Instructions for the task |
Starting at the first line of the data, please print exactly those lines through the one that holds "from matplotlib.ticker import", omitting every picture.

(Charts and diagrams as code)
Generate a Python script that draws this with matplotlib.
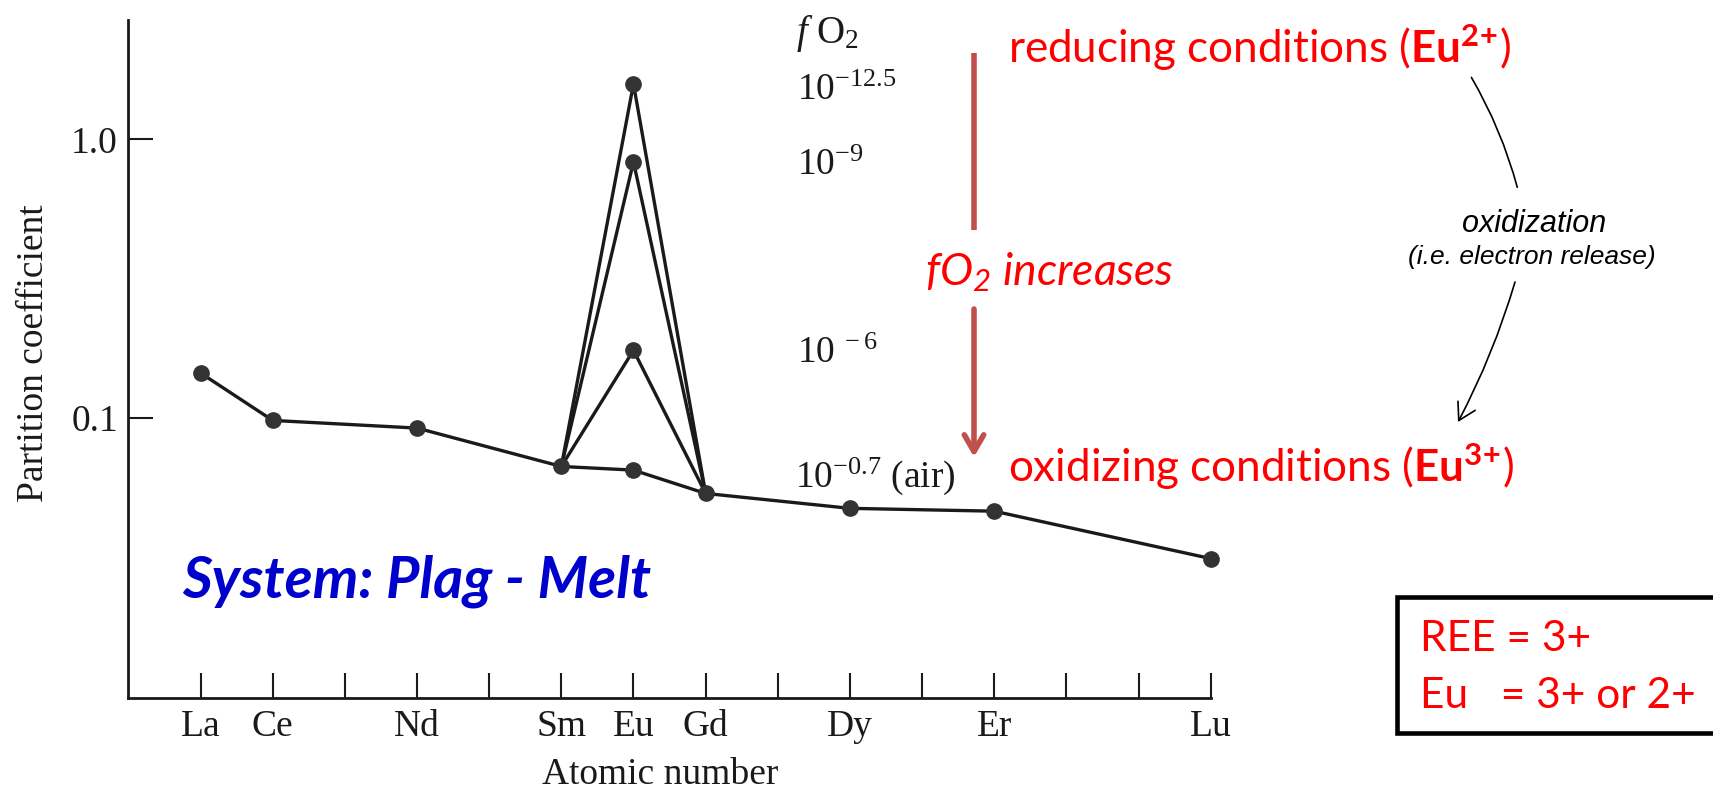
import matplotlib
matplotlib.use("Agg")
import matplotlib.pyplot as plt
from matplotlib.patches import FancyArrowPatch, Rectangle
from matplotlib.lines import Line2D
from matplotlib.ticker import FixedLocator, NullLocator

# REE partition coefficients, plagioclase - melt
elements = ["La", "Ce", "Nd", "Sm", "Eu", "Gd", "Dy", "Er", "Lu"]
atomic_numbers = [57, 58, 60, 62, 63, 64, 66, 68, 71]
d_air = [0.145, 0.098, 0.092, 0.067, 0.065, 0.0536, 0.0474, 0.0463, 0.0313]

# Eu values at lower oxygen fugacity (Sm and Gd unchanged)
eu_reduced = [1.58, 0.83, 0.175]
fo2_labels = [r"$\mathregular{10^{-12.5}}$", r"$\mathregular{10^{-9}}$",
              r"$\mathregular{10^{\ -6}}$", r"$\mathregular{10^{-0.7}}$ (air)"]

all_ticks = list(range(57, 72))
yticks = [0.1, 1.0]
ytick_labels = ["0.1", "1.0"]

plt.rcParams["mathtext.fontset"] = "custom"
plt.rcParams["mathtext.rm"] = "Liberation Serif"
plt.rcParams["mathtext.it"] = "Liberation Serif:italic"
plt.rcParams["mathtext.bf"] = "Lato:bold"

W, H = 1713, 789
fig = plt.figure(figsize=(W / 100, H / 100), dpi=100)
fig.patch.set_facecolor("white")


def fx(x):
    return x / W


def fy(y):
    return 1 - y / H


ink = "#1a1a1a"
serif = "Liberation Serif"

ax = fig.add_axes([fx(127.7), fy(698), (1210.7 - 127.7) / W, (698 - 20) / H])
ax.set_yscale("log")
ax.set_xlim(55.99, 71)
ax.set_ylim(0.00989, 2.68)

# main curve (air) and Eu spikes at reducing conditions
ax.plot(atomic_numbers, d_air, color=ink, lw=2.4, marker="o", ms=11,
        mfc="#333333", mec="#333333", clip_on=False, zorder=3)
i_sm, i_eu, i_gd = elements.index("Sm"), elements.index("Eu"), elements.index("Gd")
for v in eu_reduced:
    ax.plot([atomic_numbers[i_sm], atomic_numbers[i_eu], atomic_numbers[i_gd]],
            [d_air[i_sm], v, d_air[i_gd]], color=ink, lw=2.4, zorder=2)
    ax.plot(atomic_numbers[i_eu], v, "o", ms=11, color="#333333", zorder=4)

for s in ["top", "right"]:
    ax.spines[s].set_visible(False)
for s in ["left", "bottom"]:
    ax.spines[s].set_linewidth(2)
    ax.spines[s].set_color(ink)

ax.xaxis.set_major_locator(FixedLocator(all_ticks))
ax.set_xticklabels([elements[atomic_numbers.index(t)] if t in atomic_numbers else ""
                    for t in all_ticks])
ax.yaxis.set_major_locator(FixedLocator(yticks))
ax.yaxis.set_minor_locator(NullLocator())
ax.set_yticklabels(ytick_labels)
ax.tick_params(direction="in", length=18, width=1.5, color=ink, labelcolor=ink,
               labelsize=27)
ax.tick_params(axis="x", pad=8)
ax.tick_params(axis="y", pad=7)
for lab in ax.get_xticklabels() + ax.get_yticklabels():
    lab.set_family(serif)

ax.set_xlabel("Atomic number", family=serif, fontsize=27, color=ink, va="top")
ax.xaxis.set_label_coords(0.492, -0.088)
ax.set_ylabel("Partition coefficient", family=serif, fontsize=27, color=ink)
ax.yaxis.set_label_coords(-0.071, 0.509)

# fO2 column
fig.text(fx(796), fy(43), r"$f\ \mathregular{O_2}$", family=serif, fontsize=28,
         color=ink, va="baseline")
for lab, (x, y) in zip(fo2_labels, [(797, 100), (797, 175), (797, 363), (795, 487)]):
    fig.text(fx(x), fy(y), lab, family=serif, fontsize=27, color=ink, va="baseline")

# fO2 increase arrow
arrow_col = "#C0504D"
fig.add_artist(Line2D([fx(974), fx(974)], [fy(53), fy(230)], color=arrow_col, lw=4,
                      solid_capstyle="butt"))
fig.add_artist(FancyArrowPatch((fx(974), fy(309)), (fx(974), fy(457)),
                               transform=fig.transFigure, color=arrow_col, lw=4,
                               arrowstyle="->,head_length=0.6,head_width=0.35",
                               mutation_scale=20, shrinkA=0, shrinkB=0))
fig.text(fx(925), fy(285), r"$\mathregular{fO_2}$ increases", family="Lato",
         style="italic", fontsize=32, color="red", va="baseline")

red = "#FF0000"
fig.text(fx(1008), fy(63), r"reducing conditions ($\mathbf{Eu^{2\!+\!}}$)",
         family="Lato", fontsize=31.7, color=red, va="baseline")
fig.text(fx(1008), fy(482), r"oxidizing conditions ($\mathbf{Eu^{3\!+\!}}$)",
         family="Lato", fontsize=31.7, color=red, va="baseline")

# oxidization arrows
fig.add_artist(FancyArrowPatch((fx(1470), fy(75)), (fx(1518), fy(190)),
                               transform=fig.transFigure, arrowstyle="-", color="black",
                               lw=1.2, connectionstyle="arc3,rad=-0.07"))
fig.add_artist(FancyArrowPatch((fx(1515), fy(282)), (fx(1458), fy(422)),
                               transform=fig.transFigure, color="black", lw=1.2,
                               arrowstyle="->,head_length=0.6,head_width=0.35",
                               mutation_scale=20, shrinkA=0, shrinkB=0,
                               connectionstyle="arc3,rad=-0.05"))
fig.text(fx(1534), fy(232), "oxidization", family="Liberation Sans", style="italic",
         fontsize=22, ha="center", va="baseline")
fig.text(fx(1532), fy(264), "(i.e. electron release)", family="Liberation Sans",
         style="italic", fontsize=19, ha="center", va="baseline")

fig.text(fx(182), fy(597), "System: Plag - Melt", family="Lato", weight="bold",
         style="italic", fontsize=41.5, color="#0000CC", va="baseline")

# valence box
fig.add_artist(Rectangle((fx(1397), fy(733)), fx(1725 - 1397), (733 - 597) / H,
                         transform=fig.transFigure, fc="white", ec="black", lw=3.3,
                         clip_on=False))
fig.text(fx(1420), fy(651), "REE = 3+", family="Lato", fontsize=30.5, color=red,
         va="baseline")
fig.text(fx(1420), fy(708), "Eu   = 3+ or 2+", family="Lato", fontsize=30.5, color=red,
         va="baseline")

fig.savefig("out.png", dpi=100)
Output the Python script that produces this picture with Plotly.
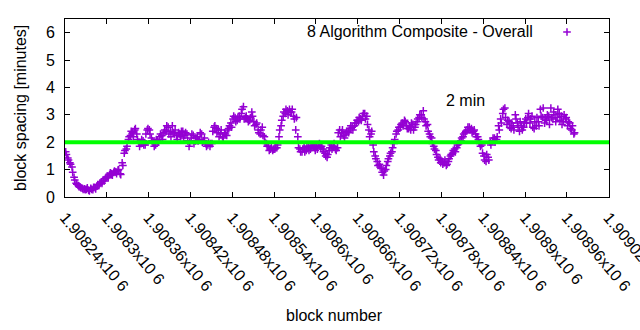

Finished task |
Generate a Python script that draws this with matplotlib.
import matplotlib
matplotlib.use("Agg")
import matplotlib.pyplot as plt
from matplotlib.patches import FancyArrowPatch, Rectangle
from matplotlib.lines import Line2D
from matplotlib.ticker import FixedLocator, NullLocator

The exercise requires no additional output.